Judge Bruce McGiverin ordered Norberto González Claudio held without bond Friday. He said González was an "overwhelming" risk of flight given his more than 25 years as a fugitive.

The FBI says González was part of Los Macheteros, whose name is translated as "Machete Wielders" or "Cane Cutters," are suspected of using the stolen money to finance bombings and attacks in their push for independence for the U.S. territory. Most of their violent activities took place in the 1970s and 1980s, including a 1979 attack on a bus carrying U.S. sailors that killed two and wounded 10.

González is suspected of helping to smuggle the stolen cash out of the U.S. mainland. He was captured Tuesday while out for a morning jog in a Puerto Rican mountain town. Inside his apartment, near his bed, agents found a submachine gun and two handguns and body armor. He was extradited to Connecticut to face charges that include bank robbery, transportation of stolen money and conspiracy.

With Gonzalez’ capture, all 17 suspects in the heist have been tracked down but one: Victor Manuel Gerena, the part-time armored car guard whose mother, Gloria, was an ardent supporter of independence for Puerto Rico.

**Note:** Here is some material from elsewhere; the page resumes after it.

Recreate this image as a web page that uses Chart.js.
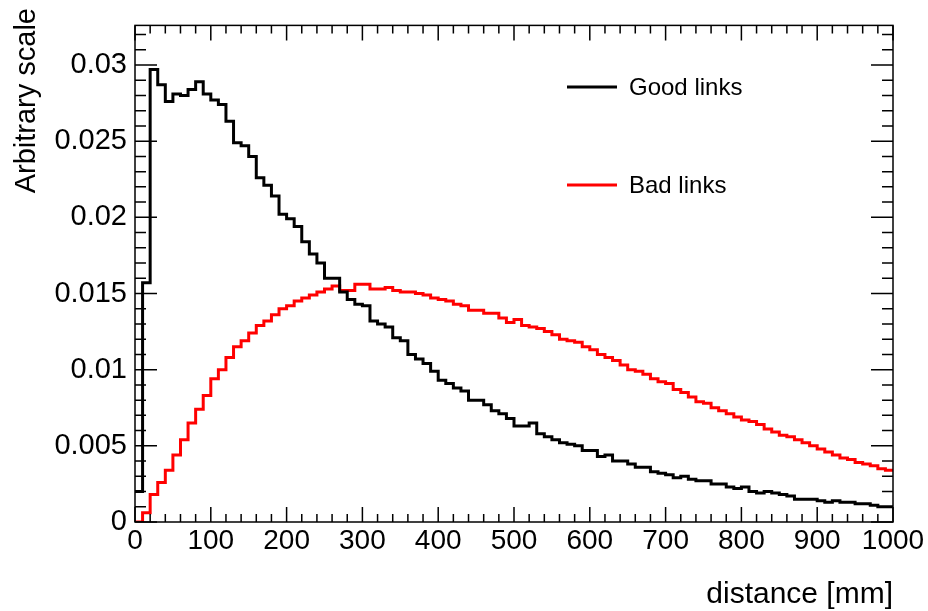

He is accused of playing the central role. But if he is in Cuba, as the FBI believes, there's little hope that authorities will catch him anytime soon.

Gerena has been on the FBI's 10 most wanted list since 1984, longer than any other fugitive. U.S. authorities say he is among dozens of American fugitives who have received sanctuary from the communist government. Cuba has long advocated for Puerto Rico's independence from the United States, and some people, including a former Cuban intelligence agent, have claimed the government of Fidel Castro helped finance the Wells Fargo heist.

As Havana and Washington take halting steps toward improved relations, U.S. authorities hope there will be an opportunity to arrest Gerena.

"That's not going to happen now, but there is always a chance to capture fugitives," said Luis Fraticelli, the special agent in charge of FBI operations in Puerto Rico.

There have been bigger cash robberies since in the U.S.: In 1997, three netted more than $17 million each, including one in Los Angeles in which $18.9 million was stolen.

West Hartford Police Chief James Strillacci, who was a young sergeant in the wealthy Hartford suburb at the time of the robbery, said he has followed the case closely even though it is in the hands of federal authorities. Since Gerena has not surfaced with any public remarks, he said it's impossible to know whether Gerena was motivated more by ideology or profit.

A former Cuban intelligence agent who defected to Europe in the 1990s, Jorge Masetti, wrote in a book and testified to U.S. authorities that the Cuban government provided $50,000 in "seed money" for the robbery. He said the loot was smuggled across the border to Mexico in a recreational vehicle, and that he was involved in shipping some of the $7 million haul from the Cuban Embassy in Mexico City to Havana. Cuban officials have dismissed his account.

Philip Peters, a Cuba analyst at the Arlington, Va.-based Lexington Institute think tank, said the U.S. State Department has protested the presence of some of its most wanted fugitives in Cuba, but it is politically awkward because Cuba would like to prosecute some people living in the U.S.

"There's no evidence of any serious negotiations going on that address the fugitives," he said.

The government in Havana did not immediately respond to a request for comment on Gerena.

The FBI has offered a $1 million reward for information leading to Gerena's capture.